The book stands in sharp contrast in many ways to The Book of the New Sun, its classic predecessor. Where The New Sun is picaresque, all vivid images, otherworldly places, and a few symbolically loaded, perhaps entirely allegorical characters, The Long Sun is an urban novel with a sprawling, lived-in feel to it, focused more on the interplay of its characters and the complicated network of responsibilities and pleasures that make a civic life. Where The Book of the New Sun can count Jack Vance and Borges as its main influences, The Book of the Long Sun looks more to Dickens and Chesterton.

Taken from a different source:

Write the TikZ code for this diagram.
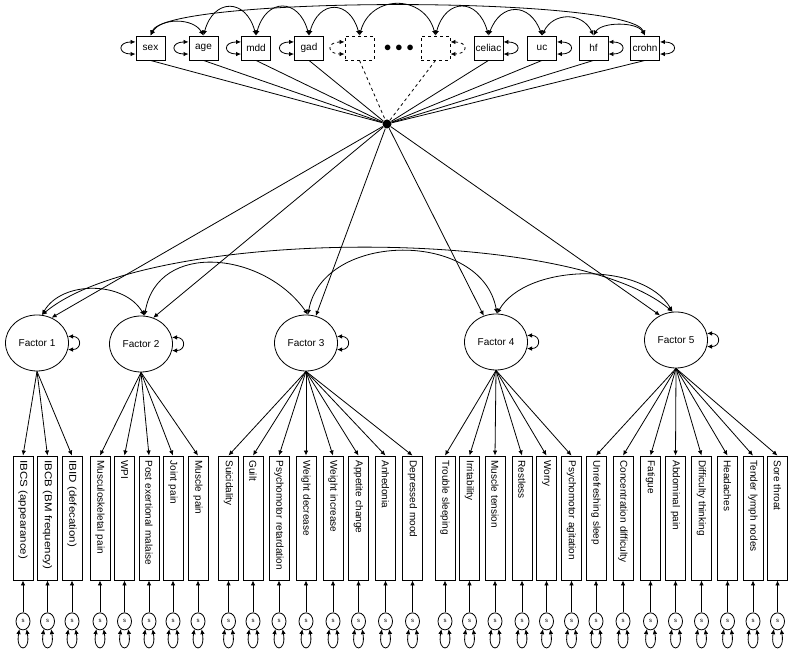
\documentclass[tikz,border=0pt]{standalone}
\usepackage{fontspec}
\setmainfont{Liberation Sans}
\newfontfamily\widefont[FakeStretch=1.15]{Liberation Sans}
\usetikzlibrary{arrows.meta,positioning,shapes.geometric}

\begin{document}
\begin{tikzpicture}[x=1pt,y=1pt,line width=0.8pt,
  obs/.style={draw,line width=0.9pt,minimum width=29pt,minimum height=24pt,inner sep=1pt,font=\fontsize{10}{12}\selectfont},
  ghost/.style={obs,dashed},
  factor/.style={draw,ellipse,minimum width=63pt,minimum height=56pt,inner sep=0pt,font=\fontsize{10}{12}\selectfont},
  ind/.style={draw,line width=0.9pt,rotate=-90,minimum height=20pt,text width=115pt,inner xsep=4.5pt,inner ysep=0pt,align=left,font=\fontsize{10}{11}\selectfont},
  err/.style={draw,ellipse,minimum width=14pt,minimum height=17pt,inner sep=0pt,font=\fontsize{6}{7}\selectfont},
  arr/.style={-{Latex[length=5pt,width=4.5pt]}},
  cov/.style={{Latex[length=5pt,width=4.5pt]}-{Latex[length=5pt,width=4.5pt]}}]
\useasboundingbox (0,0) rectangle (794,655);
% covariates
\node[obs] (sex) at (150.5,607){sex};
\node[obs] (age) at (203.5,607){age};
\node[obs] (mdd) at (256,607){mdd};
\node[obs] (gad) at (309,607){gad};
\node[ghost] (dA) at (359.5,607){};
\node (dots) at (399,607){\Large$\bullet\mkern1mu\bullet\mkern1mu\bullet$};
\node[ghost] (dB) at (435.5,607){};
\node[obs] (celiac) at (488.5,607){celiac};
\node[obs] (uc) at (542,607){uc};
\node[obs] (hf) at (593.5,607){hf};
\node[obs] (crohn) at (645,607){crohn};
\draw[cov](sex.158) to[out=180,in=180,distance=18pt] (sex.202);
\draw[cov](age.158) to[out=180,in=180,distance=18pt] (age.202);
\draw[cov](mdd.158) to[out=180,in=180,distance=18pt] (mdd.202);
\draw[cov](gad.158) to[out=180,in=180,distance=18pt] (gad.202);
\draw[cov,dashed](dA.158) to[out=180,in=180,distance=18pt] (dA.202);
\draw[cov,dashed](dB.22) to[out=0,in=0,distance=18pt] (dB.-22);
\draw[cov](celiac.22) to[out=0,in=0,distance=18pt] (celiac.-22);
\draw[cov](uc.22) to[out=0,in=0,distance=18pt] (uc.-22);
\draw[cov](hf.22) to[out=0,in=0,distance=18pt] (hf.-22);
\draw[cov](crohn.22) to[out=0,in=0,distance=18pt] (crohn.-22);
\draw[cov](sex.north) to[out=60,in=120] (age.north);
\draw[cov](age.north) to[out=75,in=105,looseness=1.9] (mdd.north);
\draw[cov](mdd.north) to[out=75,in=105,looseness=1.9] (gad.north);
\draw[cov](gad.north) to[out=75,in=105,looseness=1.9] (dA.north);
\draw[cov](dA.north) to[out=75,in=105,looseness=1.45] (dB.north);
\draw[cov](dB.north) to[out=75,in=105,looseness=1.9] (celiac.north);
\draw[cov](celiac.north) to[out=70,in=110,looseness=1.7] (uc.north);
\draw[cov](uc.north) to[out=65,in=115,looseness=1.3] (hf.north);
\draw[cov](hf.north) to[out=60,in=120,looseness=0.8] (crohn.north);
\draw[cov](sex.north) to[out=70,in=110,looseness=0.22] (crohn.north);
\node[circle,fill=black,inner sep=0pt,minimum size=9pt] (hub) at (387,531){};
\draw(sex.south)--(hub);\draw(age.south)--(hub);\draw(mdd.south)--(hub);\draw(gad.south)--(hub);
\draw[dashed](dA.south)--(hub);\draw[dashed](dB.south)--(hub);
\draw(celiac.south)--(hub);\draw(uc.south)--(hub);\draw(hf.south)--(hub);\draw(crohn.south)--(hub);
% factors
\node[factor] (f1) at (37,312){Factor 1};
\node[factor] (f2) at (141,311){Factor 2};
\node[factor] (f3) at (306,312){Factor 3};
\node[factor] (f4) at (496,313){Factor 4};
\node[factor] (f5) at (676,315){Factor 5};
\draw[arr](hub)--(f1.60);\draw[arr](hub)--(f2.65);\draw[arr](hub)--(f3.70);\draw[arr](hub)--(f4.115);\draw[arr](hub)--(f5.123);
\draw[cov](f1.80) to[out=60,in=120] (f2.83);
\draw[cov](f2.83) to[out=80,in=125,looseness=1.2] (f3.86);
\draw[cov](f3.86) to[out=80,in=100,looseness=1.15] (f4.88);
\draw[cov](f4.88) to[out=60,in=120,looseness=0.85] (f5.97);
\draw[cov](f1.80) to[out=40,in=140,looseness=0.55] (f5.97);
\draw[cov](f1.12) to[out=0,in=0,distance=14pt] (f1.-12);
\draw[cov](f2.12) to[out=0,in=0,distance=14pt] (f2.-12);
\draw[cov](f3.12) to[out=0,in=0,distance=14pt] (f3.-12);
\draw[cov](f4.12) to[out=0,in=0,distance=14pt] (f4.-12);
\draw[cov](f5.12) to[out=0,in=0,distance=14pt] (f5.-12);
% indicators
\node[ind] (ibcs) at (23,137){\widefont IBCS (appearance)};
\node[ind] (ibcb) at (47.5,137){\widefont IBCB (BM frequency)};
\node[ind] (ibid) at (72,137){\widefont IBID (defecation)};
\node[ind] (msk) at (100,137){Musculoskeletal pain};
\node[ind] (wpi) at (124.5,137){WPI};
\node[ind] (pem) at (149,137){Post exertional malaise};
\node[ind] (joint) at (173,137){Joint pain};
\node[ind] (mpain) at (198,137){Muscle pain};
\node[ind] (suic) at (228.5,137){Suicidality};
\node[ind] (guilt) at (253,137){Guilt};
\node[ind] (pret) at (279,137){Psychomotor retardation};
\node[ind] (wdec) at (306,137){Weight decrease};
\node[ind] (winc) at (333,137){Weight increase};
\node[ind] (appet) at (358.5,137){Appetite change};
\node[ind] (anhed) at (385.5,137){Anhedonia};
\node[ind] (dmood) at (412.5,137){Depressed mood};
\node[ind] (tsleep) at (445,137){Trouble sleeping};
\node[ind] (irrit) at (469.5,137){Irritability};
\node[ind] (mtens) at (495,137){Muscle tension};
\node[ind] (restl) at (522,137){Restless};
\node[ind] (worry) at (546.5,137){Worry};
\node[ind] (pagit) at (571.5,137){Psychomotor agitation};
\node[ind] (unref) at (596,137){Unrefreshing sleep};
\node[ind] (conc) at (623,137){Concentration difficulty};
\node[ind] (fatig) at (650.5,137){Fatigue};
\node[ind] (abdp) at (675.5,137){Abdominal pain};
\node[ind] (diff) at (701.5,137){Difficulty thinking};
\node[ind] (head) at (727.5,137){Headaches};
\node[ind] (lymph) at (753,137){Tender lymph nodes};
\node[ind] (sore) at (777.5,137){Sore throat};
\draw[arr](f1.south)--(ibcs.west);\draw[arr](f1.south)--(ibcb.west);\draw[arr](f1.south)--(ibid.west);
\draw[arr](f2.south)--(msk.west);\draw[arr](f2.south)--(wpi.west);\draw[arr](f2.south)--(pem.west);\draw[arr](f2.south)--(joint.west);\draw[arr](f2.south)--(mpain.west);
\draw[arr](f3.south)--(suic.west);\draw[arr](f3.south)--(guilt.west);\draw[arr](f3.south)--(pret.west);\draw[arr](f3.south)--(wdec.west);
\draw[arr](f3.south)--(winc.west);\draw[arr](f3.south)--(appet.west);\draw[arr](f3.south)--(anhed.west);\draw[arr](f3.south)--(dmood.west);
\draw[arr](f4.south)--(tsleep.west);\draw[arr](f4.south)--(irrit.west);\draw[arr](f4.south)--(mtens.west);
\draw[arr](f4.south)--(restl.west);\draw[arr](f4.south)--(worry.west);\draw[arr](f4.south)--(pagit.west);
\draw[arr](f5.south)--(unref.west);\draw[arr](f5.south)--(conc.west);\draw[arr](f5.south)--(fatig.west);\draw[arr](f5.south)--(abdp.west);
\draw[arr](f5.south)--(diff.west);\draw[arr](f5.south)--(head.west);\draw[arr](f5.south)--(lymph.west);\draw[arr](f5.south)--(sore.west);
% residuals
\foreach \n in {ibcs,ibcb,ibid,msk,wpi,pem,joint,mpain,suic,guilt,pret,wdec,winc,appet,anhed,dmood,
  tsleep,irrit,mtens,restl,worry,pagit,unref,conc,fatig,abdp,diff,head,lymph,sore}{
  \node[err,below=32pt of \n.east] (e\n){s};
  \draw[arr](e\n)--(\n.east);
  \draw[cov](e\n.-115) to[out=-100,in=-80,distance=24pt] (e\n.-65);
}
\end{tikzpicture}
\end{document}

The story opens with Patera Silk's enlightenment, in the form of a divine epiphany at the hands of The Outsider, the shadowy, hardly-known god of things outside the Whorl. We get hints that the Outsider is the God of the Abrahamic religions: a possible reference to the crucifixion, and an old book that refers to him as Al Lah. But we also get hints that the Outsider is capable of taking on numerous names and aspects while remaining larger than any of them. To muddy the waters further, at one point a doctor suggests that the whole experience was actually the result of an aneurysm. One of the major themes is Silk's struggle to come to terms with the revelation, in terms of both his personal faith and the world as a whole.
The Book of the Long Sun is also a story about maturity, and what it means to come to adulthood and the fullness of one's own potential. Somebody (Tom Disch? Wolfe himself?) wrote that most science fiction is overwhelmingly about adolescence, with stories usually ending right at the moment, or right before, the protagonist starts to become an adult. Here instead, the story is about how both the characters, and, in a certain way, the city of Viron itself, wrestle with their newfound adulthood.
It might be tempting, from the description I give, to read this story as a sort of veiled attempt at Christian, or at least monotheistic apologetics: as being about the moral transition from a false polytheism to worship of the True God. Wolfe tends to resist simple readings, though, incorporating them but simultaneously subverting them and moving well beyond them. It's never clear that Silk's new faith in the Outsider is a significantly truer way of imagining the human relationship with the divine than worshipping the ill-tempered computer personas that are Viron's native gods, and eventually we realize that the narrative of the book may not even be an accurate representation of Silk's faith.
Wolfe's prose style deserves special note. He is one of the master living stylists in the English language, and here his skill could fairly be said to find its apotheosis. His prose takes on a certain spareness that is not always typical of Wolfe's work; while it could never be said to be simple, it avoids the more egregiously clever of the vocabulary games that fill The Book of the New Sun, preferring to let a limpid surface conceal the turbulent depths. The dialogue is particularly well done, with a feel for the tics and awkwardnesses that define speech patterns, and an interesting lower-class slang that Wolfe has partly based on British thieves' cant.
The greatest tragedy of The Book of the Long Sun is that, because of the idiosyncrasies of genre definition, it has not found a much larger readership. Too many science fiction readers have no patience for Wolfe's ambiguities and lack of hard science, while too many readers of whatever it is that we now call literature or literary fiction think of "genre fiction" as simply not being worth their time. Wolfe has a strong cult following, but not the general and critical readership that a work of this caliber deserves.